For the cross-system escalation, the design challenge is containment and origin clarity. Opening the escalation in a separate window preserves the map view and keeps the operator spatially anchored. The destination application should receive enough context from the originating system to orient the operator immediately. What triggered the alert, which asset it is attached to, and what the expected action is. Where the escalation involves a preliminary process gap, the destination view should surface the specific incomplete item rather than dropping the operator into a generic interface.

In both cases the wire frames accompanying this framework show the panel and map relationship, the card states across the continuum, and the proposed recovery and handoff patterns. The structural logic is the same whether the asset is a cargo vessel, a commercial truck, or a military aircraft. The card represents more than the asset. The alert represents more than the event. The design has to account for both.

Designing for the operator that needs to come back

High-stakes operational interfaces have an alert problem that volume reduction alone cannot fix. The assets are moving, the to-do list is live, and the operator’s situational awareness is distributed across a map that does not pause when they’re pulled away.

Designing individual alerts well is necessary. It is not sufficient.

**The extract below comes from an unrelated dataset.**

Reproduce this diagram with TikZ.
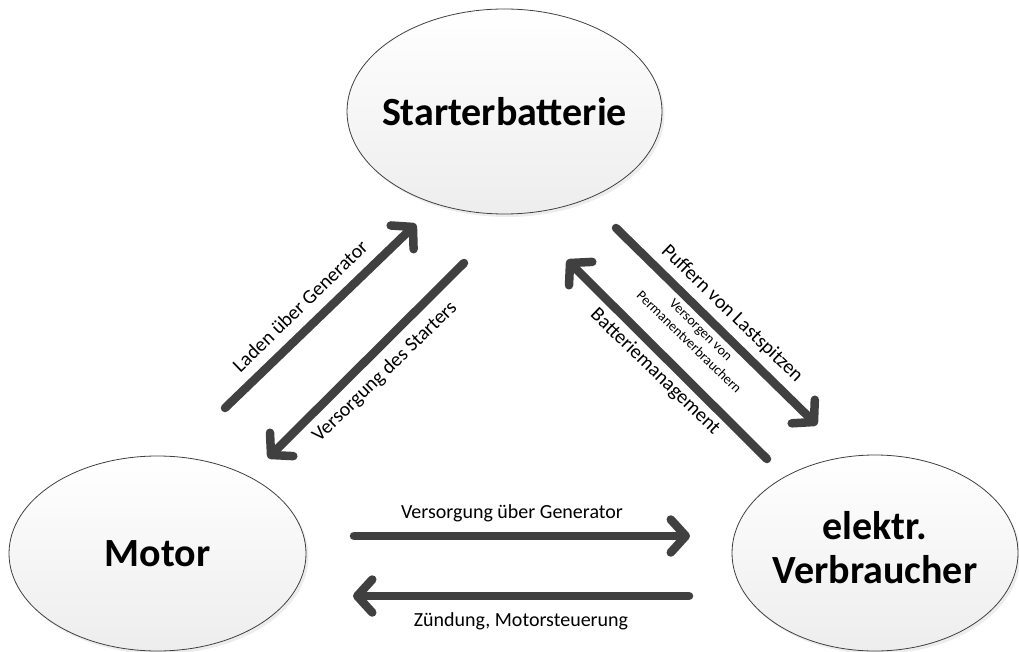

The continuum matters. Status changes, in-app interrupts, and cross-system escalations are not variations of the same design problem. They have different cognitive costs, different recovery requirements, and different relationships to the operator’s constructed picture of their theater.

The seam between them, and especially the moment an operator is routed out of the map entirely, is where that picture either survives or doesn’t.

That moment deserves to be designed.